I guess a part of me, since I was a little girl, had wished that Liza had been my mom. I know it sounds strange but, even though I love my mother, she was never always completely there in mind. My mom has battled with Bipolar Disorder for 25 years and has been in and out of hospitals all my life. As a result of this, She would drink heavily, My brother and I carrying her to bed more often than not. My relationship with my mom deteriorated when I hit my teens and when many of my problems began although now that I am older, 21, our relationship has got back on track. I guess I wished that Liza was my mother, Not because she was famous and rich but because I felt I had an emotional connection with her. A overwhelming feeling of love and all I wanted to do was protect her. Eight years old and I wanted to protect a woman I had never met but who I had such a deep connection with. I often thought about the year I was born and that, had I been Liza's daughter, it would have been in her marriage to Mark.

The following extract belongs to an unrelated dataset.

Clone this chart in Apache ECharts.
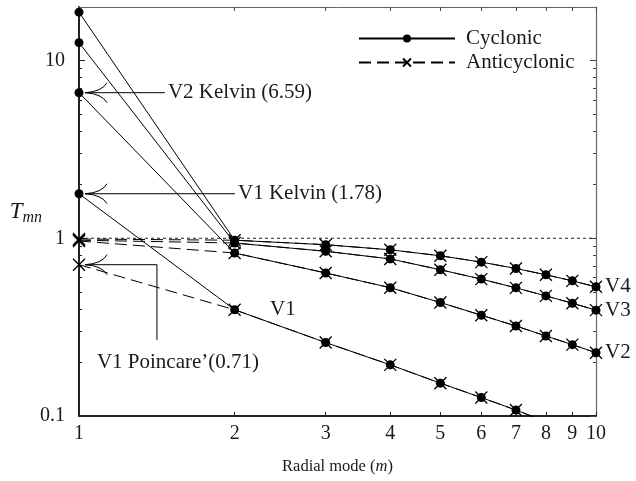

Having met Liza four times in the past year and a half, I have got more of an understanding of the kind of person she is. She truly is the most remarkable, strong and independant woman I have ever met. A truly willful and positive person. A lover not a fighter. She shows dedication, timeless effort and is an absolute phenomenon. Without her in my life, I would have no substance. A good way to explain it is if you are a Christian or a Catholic. You follow the bible as your guide. You turn to it for stability, for growth, to live your life. Liza is my bible. She gives me substance and order in my life and I know I can overcome many fears and problems. Because I know I have her wisdom to look at. I know I have her words.

Liza and Mark

Liza and Mark were Married on the 4th of December 1979, Liza's third marriage and her longest, lasting 12 years. They were divorced on 27th January 1992. It has been said that the reasons for the divorce was the fact that Mark couldn't handle the fame that surrounded Liza and often felt left out, although this has been mentioned in several biographies and reports, It is not entirely known if it's factual or not. I feel that this relationship was one of stability for Liza, Mark being a Sculptor meant he was not in the attention of the spotlight before the relationship began and I think Liza benefited from this. It is saddening that their relationship didn't make it. It was my favourite relationship and they seemed so suited for each other.